Diane Williams, an accredited stager with Weichert Realtors in Spring House, Pa., took a look, priced the house at $670,000 and called in another stager, Kim Kratz, before listing it.

"The house was in fine shape and nicely furnished, but I thought that it needed just a little polish," Kratz said.

She spent the better part of a week getting it ready for the market, charging $200 upfront for her analysis. The total staging cost was $1,200, David Bell said.

Kratz had the Bells remove some furniture to open up the space, and she rearranged pieces in the family room. Some walls needed painting, which the Bells did themselves, though many stagers have staff do it or refer sellers to contractors.

Kratz provided about $2,000 worth of accessories -- vases, candles, artwork, "even a wrought-iron headboard mounted on the wall behind a bed that needed it," said Bell.

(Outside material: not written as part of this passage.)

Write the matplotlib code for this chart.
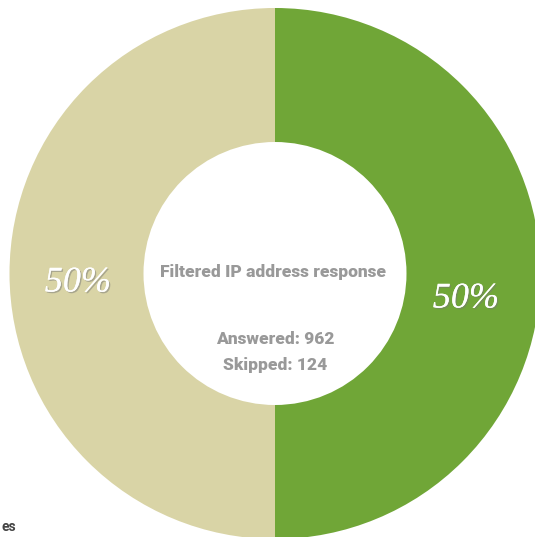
import matplotlib
matplotlib.use("Agg")
import matplotlib.pyplot as plt
import matplotlib.patheffects as pe

# Data
segments = ["Skipped share", "Answered share"]
shares = [50, 50]
share_labels = ["50%", "50%"]
colors = ["#d9d4a6", "#70a637"]
center_title = "Filtered IP address response"
answered = 962
skipped = 124

W, H = 535, 537
fig = plt.figure(figsize=(W / 100, H / 100), dpi=100)
ax = fig.add_axes([0, 0, 1, 1])

cx, cy = 275, H - 273.5
R = 265.5
wedges, _ = ax.pie(shares, colors=colors, startangle=90, counterclock=True,
                   radius=R, center=(cx, cy),
                   wedgeprops=dict(width=R - 131.5, linewidth=0))
ax.set_xlim(0, W)
ax.set_ylim(0, H)
ax.set_aspect("equal")
ax.axis("off")

shadow = [pe.withSimplePatchShadow(offset=(1, -1), shadow_rgbFace="#777777", alpha=0.5), pe.Normal()]
ax.text(78, H - 283, share_labels[0], color="white", fontsize=26, style="italic",
        family="Liberation Serif", ha="center", va="center", path_effects=shadow)
ax.text(466, H - 299, share_labels[1], color="white", fontsize=26, style="italic",
        family="Liberation Serif", ha="center", va="center", path_effects=shadow)

txt_kw = dict(color="#999999", fontsize=12.5, fontweight="heavy", family="Roboto",
              ha="center", va="center")
ax.text(cx - 2, H - 272, center_title, **txt_kw)
ax.text(cx, H - 339, f"Answered: {answered}", **txt_kw)
ax.text(cx, H - 365, f"Skipped: {skipped}", **txt_kw)

ax.text(1, H - 527, "es", color="#444444", fontsize=10, fontweight="bold",
        family="Roboto", ha="left", va="center")

fig.savefig("out.png", dpi=100)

A couple of weeks after the staging was complete, Jay Kreiling, designated by his wife, Hope, to find a house in the area, made an offer.

"I didn't see it until after he bought it," Hope Kreiling said. "He was already here, and I was back in Colorado, waiting to be able to move."

She left the decision to Jay, she said, because she had already made three house-hunting trips, looked at 30 to 40 houses and found nothing.

"You'd see them on the Internet and they looked wonderful, but when you saw them in person, they didn't look anything like the pictures," Hope said.

The couple liked the Ambler house enough to pay $645,000 and would have paid full price if the appraiser had agreed, Williams said.

To sell the 3,800-square-foot, two-story contemporary in Blue Bell, Pa., that they bought for $410,000 in 1993, Jeffrey and Susan Brown (not the Susan Brown of Creative Staging) needed more help from Kratz than the Bells did. Their house was listed for $700,000, but "if we hadn't staged it, we never would have sold it," said Susan.

"The house was too customized," she said, "so Kim had a crew in here that had to do a lot of work, including painting just about every room." Kratz tailored the paint palette to the contemporary architecture.

The Browns' home also needed furniture, Kratz said, to flesh out the "playrooms" used by 8-year-old twin boys and a big dog. She keeps pieces in storage but deals with a rental company for big jobs.

After just three days on the market, the staged house sold in June for $660,000.